* _EXERCISE_:
Your copy of the material below should match it exactly, except that it holds no pictures.

* _DATA PROVIDED_:
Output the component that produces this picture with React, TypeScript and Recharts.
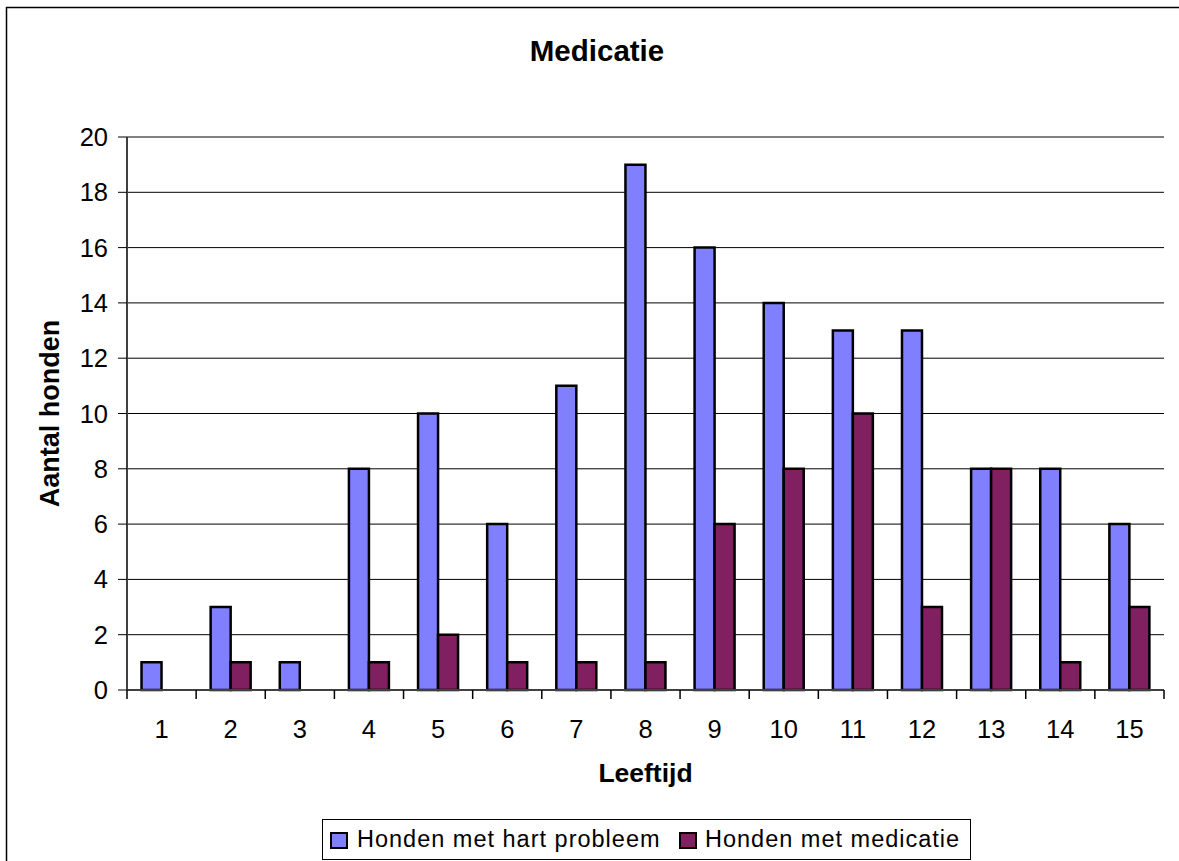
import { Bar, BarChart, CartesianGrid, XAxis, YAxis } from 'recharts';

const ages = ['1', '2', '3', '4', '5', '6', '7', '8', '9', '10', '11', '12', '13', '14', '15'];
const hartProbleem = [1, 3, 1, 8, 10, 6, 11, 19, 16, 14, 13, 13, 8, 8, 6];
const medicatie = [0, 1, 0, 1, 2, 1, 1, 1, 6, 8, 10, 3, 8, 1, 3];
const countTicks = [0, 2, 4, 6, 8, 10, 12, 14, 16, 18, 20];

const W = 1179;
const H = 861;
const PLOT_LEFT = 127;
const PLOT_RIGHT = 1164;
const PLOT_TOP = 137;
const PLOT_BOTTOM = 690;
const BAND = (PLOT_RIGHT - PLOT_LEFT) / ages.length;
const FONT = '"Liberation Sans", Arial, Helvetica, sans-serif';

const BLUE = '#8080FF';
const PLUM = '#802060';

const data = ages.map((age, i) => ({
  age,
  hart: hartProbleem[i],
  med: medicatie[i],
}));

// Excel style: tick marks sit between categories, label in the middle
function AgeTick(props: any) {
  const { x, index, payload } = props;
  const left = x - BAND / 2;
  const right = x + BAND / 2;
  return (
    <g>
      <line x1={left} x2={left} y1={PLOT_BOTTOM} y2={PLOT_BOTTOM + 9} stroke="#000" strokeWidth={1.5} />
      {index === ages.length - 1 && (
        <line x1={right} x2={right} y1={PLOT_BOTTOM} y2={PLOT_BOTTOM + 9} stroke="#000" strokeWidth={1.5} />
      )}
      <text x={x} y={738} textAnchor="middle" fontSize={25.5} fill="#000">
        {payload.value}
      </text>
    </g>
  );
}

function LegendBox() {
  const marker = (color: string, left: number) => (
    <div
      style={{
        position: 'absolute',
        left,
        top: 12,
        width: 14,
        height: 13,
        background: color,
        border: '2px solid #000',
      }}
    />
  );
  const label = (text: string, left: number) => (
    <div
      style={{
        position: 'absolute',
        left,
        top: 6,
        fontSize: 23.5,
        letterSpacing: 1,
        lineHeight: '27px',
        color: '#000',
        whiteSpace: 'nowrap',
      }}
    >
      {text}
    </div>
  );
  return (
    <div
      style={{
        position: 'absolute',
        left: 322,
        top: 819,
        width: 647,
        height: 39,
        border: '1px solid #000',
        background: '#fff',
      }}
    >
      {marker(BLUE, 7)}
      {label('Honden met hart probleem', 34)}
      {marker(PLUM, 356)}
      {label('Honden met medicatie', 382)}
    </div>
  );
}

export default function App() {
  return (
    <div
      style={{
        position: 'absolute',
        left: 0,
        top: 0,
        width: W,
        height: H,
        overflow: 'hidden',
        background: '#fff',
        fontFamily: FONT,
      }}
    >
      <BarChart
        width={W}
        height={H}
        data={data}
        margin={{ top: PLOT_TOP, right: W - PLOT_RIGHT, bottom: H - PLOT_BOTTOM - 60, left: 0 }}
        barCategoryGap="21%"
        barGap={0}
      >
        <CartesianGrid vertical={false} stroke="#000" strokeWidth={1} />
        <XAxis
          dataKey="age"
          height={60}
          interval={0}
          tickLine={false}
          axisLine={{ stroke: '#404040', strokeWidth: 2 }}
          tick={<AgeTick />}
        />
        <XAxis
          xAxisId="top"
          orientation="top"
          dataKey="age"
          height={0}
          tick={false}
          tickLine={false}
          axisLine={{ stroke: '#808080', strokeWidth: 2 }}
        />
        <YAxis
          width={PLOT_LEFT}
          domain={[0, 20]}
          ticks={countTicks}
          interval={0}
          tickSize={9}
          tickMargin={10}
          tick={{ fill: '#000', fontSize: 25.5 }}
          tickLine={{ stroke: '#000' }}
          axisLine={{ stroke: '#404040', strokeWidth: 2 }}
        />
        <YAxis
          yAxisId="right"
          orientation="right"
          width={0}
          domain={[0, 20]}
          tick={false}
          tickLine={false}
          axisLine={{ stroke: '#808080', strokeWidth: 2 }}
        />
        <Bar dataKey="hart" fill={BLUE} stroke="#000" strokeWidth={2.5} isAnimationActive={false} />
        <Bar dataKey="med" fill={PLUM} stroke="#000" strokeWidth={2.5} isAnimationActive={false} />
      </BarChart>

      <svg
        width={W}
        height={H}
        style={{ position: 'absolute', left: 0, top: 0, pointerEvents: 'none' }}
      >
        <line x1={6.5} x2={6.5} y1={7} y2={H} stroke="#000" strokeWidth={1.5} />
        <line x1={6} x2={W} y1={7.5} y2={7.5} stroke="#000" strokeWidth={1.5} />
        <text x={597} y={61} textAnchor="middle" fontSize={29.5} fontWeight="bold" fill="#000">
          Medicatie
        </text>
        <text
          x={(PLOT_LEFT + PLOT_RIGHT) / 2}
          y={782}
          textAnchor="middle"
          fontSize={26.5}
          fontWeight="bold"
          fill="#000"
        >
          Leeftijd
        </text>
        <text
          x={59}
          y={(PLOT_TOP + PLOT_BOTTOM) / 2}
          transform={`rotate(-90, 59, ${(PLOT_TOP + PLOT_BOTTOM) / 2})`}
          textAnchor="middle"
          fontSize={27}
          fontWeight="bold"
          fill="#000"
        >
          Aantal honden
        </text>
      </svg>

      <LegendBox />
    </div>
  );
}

* _COMPLETE OUTPUT_:
Output the component that produces this picture with React, TypeScript and Recharts.
import { Bar, BarChart, CartesianGrid, XAxis, YAxis } from 'recharts';

const ages = ['1', '2', '3', '4', '5', '6', '7', '8', '9', '10', '11', '12', '13', '14', '15'];
const hartProbleem = [1, 3, 1, 8, 10, 6, 11, 19, 16, 14, 13, 13, 8, 8, 6];
const medicatie = [0, 1, 0, 1, 2, 1, 1, 1, 6, 8, 10, 3, 8, 1, 3];
const countTicks = [0, 2, 4, 6, 8, 10, 12, 14, 16, 18, 20];

const W = 1179;
const H = 861;
const PLOT_LEFT = 127;
const PLOT_RIGHT = 1164;
const PLOT_TOP = 137;
const PLOT_BOTTOM = 690;
const BAND = (PLOT_RIGHT - PLOT_LEFT) / ages.length;
const FONT = '"Liberation Sans", Arial, Helvetica, sans-serif';

const BLUE = '#8080FF';
const PLUM = '#802060';

const data = ages.map((age, i) => ({
  age,
  hart: hartProbleem[i],
  med: medicatie[i],
}));

// Excel style: tick marks sit between categories, label in the middle
function AgeTick(props: any) {
  const { x, index, payload } = props;
  const left = x - BAND / 2;
  const right = x + BAND / 2;
  return (
    <g>
      <line x1={left} x2={left} y1={PLOT_BOTTOM} y2={PLOT_BOTTOM + 9} stroke="#000" strokeWidth={1.5} />
      {index === ages.length - 1 && (
        <line x1={right} x2={right} y1={PLOT_BOTTOM} y2={PLOT_BOTTOM + 9} stroke="#000" strokeWidth={1.5} />
      )}
      <text x={x} y={738} textAnchor="middle" fontSize={25.5} fill="#000">
        {payload.value}
      </text>
    </g>
  );
}

function LegendBox() {
  const marker = (color: string, left: number) => (
    <div
      style={{
        position: 'absolute',
        left,
        top: 12,
        width: 14,
        height: 13,
        background: color,
        border: '2px solid #000',
      }}
    />
  );
  const label = (text: string, left: number) => (
    <div
      style={{
        position: 'absolute',
        left,
        top: 6,
        fontSize: 23.5,
        letterSpacing: 1,
        lineHeight: '27px',
        color: '#000',
        whiteSpace: 'nowrap',
      }}
    >
      {text}
    </div>
  );
  return (
    <div
      style={{
        position: 'absolute',
        left: 322,
        top: 819,
        width: 647,
        height: 39,
        border: '1px solid #000',
        background: '#fff',
      }}
    >
      {marker(BLUE, 7)}
      {label('Honden met hart probleem', 34)}
      {marker(PLUM, 356)}
      {label('Honden met medicatie', 382)}
    </div>
  );
}

export default function App() {
  return (
    <div
      style={{
        position: 'absolute',
        left: 0,
        top: 0,
        width: W,
        height: H,
        overflow: 'hidden',
        background: '#fff',
        fontFamily: FONT,
      }}
    >
      <BarChart
        width={W}
        height={H}
        data={data}
        margin={{ top: PLOT_TOP, right: W - PLOT_RIGHT, bottom: H - PLOT_BOTTOM - 60, left: 0 }}
        barCategoryGap="21%"
        barGap={0}
      >
        <CartesianGrid vertical={false} stroke="#000" strokeWidth={1} />
        <XAxis
          dataKey="age"
          height={60}
          interval={0}
          tickLine={false}
          axisLine={{ stroke: '#404040', strokeWidth: 2 }}
          tick={<AgeTick />}
        />
        <XAxis
          xAxisId="top"
          orientation="top"
          dataKey="age"
          height={0}
          tick={false}
          tickLine={false}
          axisLine={{ stroke: '#808080', strokeWidth: 2 }}
        />
        <YAxis
          width={PLOT_LEFT}
          domain={[0, 20]}
          ticks={countTicks}
          interval={0}
          tickSize={9}
          tickMargin={10}
          tick={{ fill: '#000', fontSize: 25.5 }}
          tickLine={{ stroke: '#000' }}
          axisLine={{ stroke: '#404040', strokeWidth: 2 }}
        />
        <YAxis
          yAxisId="right"
          orientation="right"
          width={0}
          domain={[0, 20]}
          tick={false}
          tickLine={false}
          axisLine={{ stroke: '#808080', strokeWidth: 2 }}
        />
        <Bar dataKey="hart" fill={BLUE} stroke="#000" strokeWidth={2.5} isAnimationActive={false} />
        <Bar dataKey="med" fill={PLUM} stroke="#000" strokeWidth={2.5} isAnimationActive={false} />
      </BarChart>

      <svg
        width={W}
        height={H}
        style={{ position: 'absolute', left: 0, top: 0, pointerEvents: 'none' }}
      >
        <line x1={6.5} x2={6.5} y1={7} y2={H} stroke="#000" strokeWidth={1.5} />
        <line x1={6} x2={W} y1={7.5} y2={7.5} stroke="#000" strokeWidth={1.5} />
        <text x={597} y={61} textAnchor="middle" fontSize={29.5} fontWeight="bold" fill="#000">
          Medicatie
        </text>
        <text
          x={(PLOT_LEFT + PLOT_RIGHT) / 2}
          y={782}
          textAnchor="middle"
          fontSize={26.5}
          fontWeight="bold"
          fill="#000"
        >
          Leeftijd
        </text>
        <text
          x={59}
          y={(PLOT_TOP + PLOT_BOTTOM) / 2}
          transform={`rotate(-90, 59, ${(PLOT_TOP + PLOT_BOTTOM) / 2})`}
          textAnchor="middle"
          fontSize={27}
          fontWeight="bold"
          fill="#000"
        >
          Aantal honden
        </text>
      </svg>

      <LegendBox />
    </div>
  );
}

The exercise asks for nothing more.